Nephi never specifically named his plates with anything other than his name “plates of Nephi.” It is Jacob to whom we owe the name “small plates,” although for Jacob it appears to be a physical description much more than a comparative name. It is interesting to speculate how it is that Jacob knows that these plates are “small.” It can only be that there is another set of plates for comparison (and there were) and that Jacob had seen them (which is not surprising). What is only slightly surprising in this scenario, is that while Jacob was sufficiently familiar with the large plates to be able to use them as the standard of comparison he apparently knows little about these “small” plates. He would surely have known of their existence, and Nephi would have no reason to hide them, and in a small community most things are known. However, Jacob either does not know why they exist, or Nephi’s instructions are a formality rather than a necessary companion to the plates.
What appears most probable is that the large plates were the primary record, and as such were the public record, and Jacob would have had multiple occasions to see them (though he never gives any indication of having read them, as he certainly has the brass plates). The small plates would have been known to him, but perhaps only that they existed and they appear to be much more of a private text for Nephi.
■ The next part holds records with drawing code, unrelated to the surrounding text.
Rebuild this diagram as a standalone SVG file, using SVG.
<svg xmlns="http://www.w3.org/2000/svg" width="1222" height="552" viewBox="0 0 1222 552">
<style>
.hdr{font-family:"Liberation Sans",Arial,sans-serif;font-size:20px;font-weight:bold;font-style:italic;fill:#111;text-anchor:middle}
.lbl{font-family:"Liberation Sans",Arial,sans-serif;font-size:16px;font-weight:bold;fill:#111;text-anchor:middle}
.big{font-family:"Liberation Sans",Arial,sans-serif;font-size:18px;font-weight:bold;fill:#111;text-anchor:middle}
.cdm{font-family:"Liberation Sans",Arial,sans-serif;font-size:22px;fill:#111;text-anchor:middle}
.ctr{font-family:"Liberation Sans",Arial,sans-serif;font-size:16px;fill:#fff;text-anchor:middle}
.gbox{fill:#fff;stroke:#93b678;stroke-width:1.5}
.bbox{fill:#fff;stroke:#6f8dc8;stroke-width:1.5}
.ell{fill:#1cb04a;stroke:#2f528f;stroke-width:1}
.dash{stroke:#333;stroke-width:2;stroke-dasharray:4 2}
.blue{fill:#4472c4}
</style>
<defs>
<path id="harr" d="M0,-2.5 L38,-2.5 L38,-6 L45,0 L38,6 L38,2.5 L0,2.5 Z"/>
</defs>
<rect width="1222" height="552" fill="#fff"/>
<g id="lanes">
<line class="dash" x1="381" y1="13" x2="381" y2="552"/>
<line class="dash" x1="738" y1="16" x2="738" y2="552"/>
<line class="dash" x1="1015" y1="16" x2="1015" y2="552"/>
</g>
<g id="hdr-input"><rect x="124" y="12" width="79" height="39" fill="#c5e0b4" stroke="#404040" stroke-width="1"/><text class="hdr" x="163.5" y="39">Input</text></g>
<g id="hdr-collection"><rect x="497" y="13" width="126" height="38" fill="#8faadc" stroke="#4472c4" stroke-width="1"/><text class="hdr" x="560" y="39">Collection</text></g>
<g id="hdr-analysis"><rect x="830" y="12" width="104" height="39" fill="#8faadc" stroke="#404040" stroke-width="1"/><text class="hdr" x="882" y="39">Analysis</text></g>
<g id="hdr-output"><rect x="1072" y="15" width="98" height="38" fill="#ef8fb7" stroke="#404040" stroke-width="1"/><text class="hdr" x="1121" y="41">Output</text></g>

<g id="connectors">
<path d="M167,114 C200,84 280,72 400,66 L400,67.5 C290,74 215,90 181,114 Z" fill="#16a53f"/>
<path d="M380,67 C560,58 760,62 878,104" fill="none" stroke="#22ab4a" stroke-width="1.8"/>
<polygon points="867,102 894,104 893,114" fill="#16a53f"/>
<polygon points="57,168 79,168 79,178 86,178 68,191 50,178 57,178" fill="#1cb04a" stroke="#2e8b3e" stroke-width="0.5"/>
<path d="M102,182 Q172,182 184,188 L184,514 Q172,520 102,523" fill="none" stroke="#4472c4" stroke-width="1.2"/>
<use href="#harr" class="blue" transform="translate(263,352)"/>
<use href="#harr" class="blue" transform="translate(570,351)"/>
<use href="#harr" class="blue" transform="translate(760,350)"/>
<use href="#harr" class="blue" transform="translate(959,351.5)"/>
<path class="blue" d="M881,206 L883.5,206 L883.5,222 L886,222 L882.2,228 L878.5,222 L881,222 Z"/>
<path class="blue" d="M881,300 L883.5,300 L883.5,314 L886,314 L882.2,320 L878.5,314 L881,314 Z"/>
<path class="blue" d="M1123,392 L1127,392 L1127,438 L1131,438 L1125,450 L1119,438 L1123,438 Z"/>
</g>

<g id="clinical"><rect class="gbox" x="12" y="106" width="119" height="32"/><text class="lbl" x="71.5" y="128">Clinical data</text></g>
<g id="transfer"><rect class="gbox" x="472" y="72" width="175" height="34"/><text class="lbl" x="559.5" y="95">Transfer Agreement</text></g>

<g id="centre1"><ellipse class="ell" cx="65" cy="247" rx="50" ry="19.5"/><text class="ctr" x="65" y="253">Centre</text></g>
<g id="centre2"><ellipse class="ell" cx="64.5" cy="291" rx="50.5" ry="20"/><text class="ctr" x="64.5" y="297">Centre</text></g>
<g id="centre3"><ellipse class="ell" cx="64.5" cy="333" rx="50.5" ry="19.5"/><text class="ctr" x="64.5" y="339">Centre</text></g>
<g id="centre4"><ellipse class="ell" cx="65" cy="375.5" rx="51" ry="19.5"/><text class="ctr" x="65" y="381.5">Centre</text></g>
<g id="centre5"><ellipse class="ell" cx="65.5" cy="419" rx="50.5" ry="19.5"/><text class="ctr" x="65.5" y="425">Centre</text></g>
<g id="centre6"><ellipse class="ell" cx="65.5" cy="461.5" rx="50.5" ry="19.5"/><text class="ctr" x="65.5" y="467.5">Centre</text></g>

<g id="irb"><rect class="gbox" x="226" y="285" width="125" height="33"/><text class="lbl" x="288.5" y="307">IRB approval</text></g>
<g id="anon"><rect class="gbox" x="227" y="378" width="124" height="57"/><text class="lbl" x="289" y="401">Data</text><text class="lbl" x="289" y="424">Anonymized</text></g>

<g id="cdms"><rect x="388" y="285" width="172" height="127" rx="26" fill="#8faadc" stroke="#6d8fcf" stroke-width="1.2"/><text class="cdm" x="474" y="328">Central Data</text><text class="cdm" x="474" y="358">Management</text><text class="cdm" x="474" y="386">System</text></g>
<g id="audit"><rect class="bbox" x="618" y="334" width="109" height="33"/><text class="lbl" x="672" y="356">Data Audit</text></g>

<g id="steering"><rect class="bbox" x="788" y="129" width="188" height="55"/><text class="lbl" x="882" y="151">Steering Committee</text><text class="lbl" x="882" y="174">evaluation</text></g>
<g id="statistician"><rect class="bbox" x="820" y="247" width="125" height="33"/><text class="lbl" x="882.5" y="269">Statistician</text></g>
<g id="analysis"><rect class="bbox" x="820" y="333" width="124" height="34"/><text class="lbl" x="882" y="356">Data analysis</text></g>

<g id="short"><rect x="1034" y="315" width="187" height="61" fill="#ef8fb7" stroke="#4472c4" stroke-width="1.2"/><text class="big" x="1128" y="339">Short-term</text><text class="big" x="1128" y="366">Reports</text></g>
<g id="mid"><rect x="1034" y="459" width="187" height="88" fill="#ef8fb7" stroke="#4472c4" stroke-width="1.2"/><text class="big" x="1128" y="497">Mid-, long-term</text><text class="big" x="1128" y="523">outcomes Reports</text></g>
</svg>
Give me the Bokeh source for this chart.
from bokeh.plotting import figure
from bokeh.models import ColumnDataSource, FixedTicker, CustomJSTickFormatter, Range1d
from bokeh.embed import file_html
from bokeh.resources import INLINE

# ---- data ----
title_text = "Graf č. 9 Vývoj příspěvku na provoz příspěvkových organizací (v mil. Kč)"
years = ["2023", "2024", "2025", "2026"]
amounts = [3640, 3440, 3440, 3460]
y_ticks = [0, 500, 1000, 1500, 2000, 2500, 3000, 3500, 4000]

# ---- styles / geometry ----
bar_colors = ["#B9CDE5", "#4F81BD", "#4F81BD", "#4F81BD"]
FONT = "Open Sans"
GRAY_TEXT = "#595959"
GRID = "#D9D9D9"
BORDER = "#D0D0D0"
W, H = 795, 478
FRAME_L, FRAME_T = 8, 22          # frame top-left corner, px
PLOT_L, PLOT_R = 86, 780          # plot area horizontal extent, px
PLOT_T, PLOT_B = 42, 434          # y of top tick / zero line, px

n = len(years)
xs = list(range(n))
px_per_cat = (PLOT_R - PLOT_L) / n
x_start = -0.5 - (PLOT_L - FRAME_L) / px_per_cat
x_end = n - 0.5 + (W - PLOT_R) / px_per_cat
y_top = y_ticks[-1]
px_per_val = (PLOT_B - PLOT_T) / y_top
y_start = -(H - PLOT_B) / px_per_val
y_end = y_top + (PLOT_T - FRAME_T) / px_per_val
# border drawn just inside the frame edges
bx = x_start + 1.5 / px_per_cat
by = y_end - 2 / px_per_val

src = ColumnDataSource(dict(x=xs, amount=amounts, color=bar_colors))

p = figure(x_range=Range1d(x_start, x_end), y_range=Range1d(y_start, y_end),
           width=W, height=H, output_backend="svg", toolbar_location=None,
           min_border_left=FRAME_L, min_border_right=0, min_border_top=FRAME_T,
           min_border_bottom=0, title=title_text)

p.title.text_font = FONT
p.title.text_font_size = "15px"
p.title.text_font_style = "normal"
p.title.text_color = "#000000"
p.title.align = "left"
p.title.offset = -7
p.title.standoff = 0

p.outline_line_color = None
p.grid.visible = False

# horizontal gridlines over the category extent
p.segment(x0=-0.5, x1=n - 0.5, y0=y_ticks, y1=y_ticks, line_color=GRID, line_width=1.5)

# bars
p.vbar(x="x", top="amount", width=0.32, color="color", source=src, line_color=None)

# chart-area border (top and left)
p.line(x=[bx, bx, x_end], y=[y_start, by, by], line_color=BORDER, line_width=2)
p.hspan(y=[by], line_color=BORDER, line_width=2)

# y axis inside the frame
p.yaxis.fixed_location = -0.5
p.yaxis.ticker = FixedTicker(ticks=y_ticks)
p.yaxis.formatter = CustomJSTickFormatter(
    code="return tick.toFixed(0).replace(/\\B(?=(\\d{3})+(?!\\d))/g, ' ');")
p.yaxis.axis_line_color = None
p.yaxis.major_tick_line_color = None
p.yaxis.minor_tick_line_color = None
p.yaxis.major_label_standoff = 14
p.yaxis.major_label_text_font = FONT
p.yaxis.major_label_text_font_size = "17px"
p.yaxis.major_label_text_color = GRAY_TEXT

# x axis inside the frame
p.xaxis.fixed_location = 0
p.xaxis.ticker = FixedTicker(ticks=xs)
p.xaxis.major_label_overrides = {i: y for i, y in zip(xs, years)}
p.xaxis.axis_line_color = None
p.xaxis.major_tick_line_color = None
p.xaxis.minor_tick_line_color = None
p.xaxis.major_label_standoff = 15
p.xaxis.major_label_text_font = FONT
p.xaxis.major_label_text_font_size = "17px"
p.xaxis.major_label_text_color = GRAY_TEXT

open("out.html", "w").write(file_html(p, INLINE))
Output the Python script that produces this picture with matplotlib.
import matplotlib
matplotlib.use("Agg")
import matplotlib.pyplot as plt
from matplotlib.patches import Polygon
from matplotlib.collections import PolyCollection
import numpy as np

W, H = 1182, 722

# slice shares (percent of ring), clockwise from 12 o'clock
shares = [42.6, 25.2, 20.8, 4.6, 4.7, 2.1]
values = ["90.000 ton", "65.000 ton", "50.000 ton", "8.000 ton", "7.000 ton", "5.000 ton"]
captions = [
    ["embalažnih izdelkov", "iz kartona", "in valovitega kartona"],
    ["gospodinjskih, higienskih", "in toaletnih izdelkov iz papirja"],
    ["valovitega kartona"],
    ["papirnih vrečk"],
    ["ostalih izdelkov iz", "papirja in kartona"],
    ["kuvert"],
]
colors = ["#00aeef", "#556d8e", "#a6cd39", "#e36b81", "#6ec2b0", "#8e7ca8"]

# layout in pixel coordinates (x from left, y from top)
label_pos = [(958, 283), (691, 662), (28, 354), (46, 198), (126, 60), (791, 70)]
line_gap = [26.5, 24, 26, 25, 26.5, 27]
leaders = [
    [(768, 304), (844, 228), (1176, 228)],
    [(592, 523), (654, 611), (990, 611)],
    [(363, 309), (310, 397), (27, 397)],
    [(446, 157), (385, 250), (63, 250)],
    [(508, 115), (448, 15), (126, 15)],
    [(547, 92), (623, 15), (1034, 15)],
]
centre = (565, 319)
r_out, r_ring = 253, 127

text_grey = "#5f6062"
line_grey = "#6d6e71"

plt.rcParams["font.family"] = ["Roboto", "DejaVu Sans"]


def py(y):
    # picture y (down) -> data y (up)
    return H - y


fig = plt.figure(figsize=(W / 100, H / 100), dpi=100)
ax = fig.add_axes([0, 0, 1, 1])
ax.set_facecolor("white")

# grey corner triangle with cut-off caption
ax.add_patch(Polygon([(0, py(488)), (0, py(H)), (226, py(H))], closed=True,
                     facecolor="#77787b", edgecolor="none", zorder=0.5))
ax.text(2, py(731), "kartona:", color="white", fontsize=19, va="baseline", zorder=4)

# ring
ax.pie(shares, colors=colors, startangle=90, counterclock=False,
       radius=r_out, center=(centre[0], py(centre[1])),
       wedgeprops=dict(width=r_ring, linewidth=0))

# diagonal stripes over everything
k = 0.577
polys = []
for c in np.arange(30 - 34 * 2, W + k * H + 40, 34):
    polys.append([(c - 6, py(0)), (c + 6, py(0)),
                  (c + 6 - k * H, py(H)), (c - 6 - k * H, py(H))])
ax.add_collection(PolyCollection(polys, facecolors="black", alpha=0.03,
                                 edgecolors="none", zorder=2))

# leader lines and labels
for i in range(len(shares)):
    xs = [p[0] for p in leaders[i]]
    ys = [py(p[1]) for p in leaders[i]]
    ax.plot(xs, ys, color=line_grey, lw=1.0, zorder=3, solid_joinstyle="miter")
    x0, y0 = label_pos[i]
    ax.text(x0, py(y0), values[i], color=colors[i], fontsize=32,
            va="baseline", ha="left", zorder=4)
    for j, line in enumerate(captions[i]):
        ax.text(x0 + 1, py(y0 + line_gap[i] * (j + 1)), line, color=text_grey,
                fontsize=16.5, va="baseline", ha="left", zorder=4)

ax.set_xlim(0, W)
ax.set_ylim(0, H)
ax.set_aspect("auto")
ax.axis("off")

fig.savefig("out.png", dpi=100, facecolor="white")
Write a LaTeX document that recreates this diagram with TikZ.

Literary: Jacob‘s introduction to his own section on the plates is stylistically very different from Nephi’s introduction in 1 Nephi 1:1. That introduction was not only more formal, but it was formulaic. Nephi followed an Old World tradition of the colophon, a tradition with which he would have been familiar by reason of training and access to texts.
Jacob, on the other hand, is born in the wilderness. His early years are spent in the harsh environs of the desert crossing to Bountiful, and after that time spent in the new and challenging circumstances of the New World. It is obvious that Jacob’s instruction included the ability to read and write, but it is unlikely that he would have been exposed to the quantity of the written word as was Nephi. Even taking into account that Nephi may not have had as much an exposure as modern man, it is still certain that Jacob would have had less. The brass plates were with the Lehites, but it is unknown whether or not there were any other written records.
S. Kent Brown makes convincing case that Lehi kept a written record during the trek to the New World (Brown, S. Kent. “Recovering the Missing Record of Lehi.” In: From Jerusalem to Zarahemla. Religious Studies Center, BYU. 1998, pp. 28-54), but it seems unlikely that the extra bulk and weight of more books would have been a priority for the family. Thus Jacob learns to read and write from the materials at hand, and they do not include samples of texts with colophons, save Nephi’s alone.
Jacob seems to see his record as a continuation of Nephi’s record rather than his own work. Where Nephi’s introduction formally presented his name as author, Jacob gives his name almost as an afterthought.
Historical: The beginning of Jacob‘s record formally coincides with Nephi’s delivery of the small plates, 55 years after the departure from Jerusalem. Using Spackman’s date of 587 BC (Spackman, Randall. “Introduction to Book of Mormon Chronology.” FARMS reprint, 1993. P. 11, Spackman, Randall. “The Jewish/Nephite Lunar Calendar.” In: Journal of Book of Mormon Studies. 1998. 7:1:57) as the time of departure, Nephi gives Jacob the small plates in 532 BC. Following Sorenson‘s estimate of the ages of Lehi and Sariah’s sons, we have about a 20 year difference between the ages of Nephi and Jacob (Sorenson, John L. “The Composition of Lehi’s Family.” In: Nephite Culture and Society. New Sage Books, 1997, p. 21). Thus while Nephi was aged unto death, it was reasonable to give the plates to Jacob rather than to a son (though another reason for this will be proposed later) because Jacob could be expected to have a similar life expectancy to Nephi. Assuming Nephi was 16 at the time of the departure (again following Sorenson) he is about 71 at this point, and Jacob is now 51, with at least 30 of those years in the service of his people as their primary religious leader.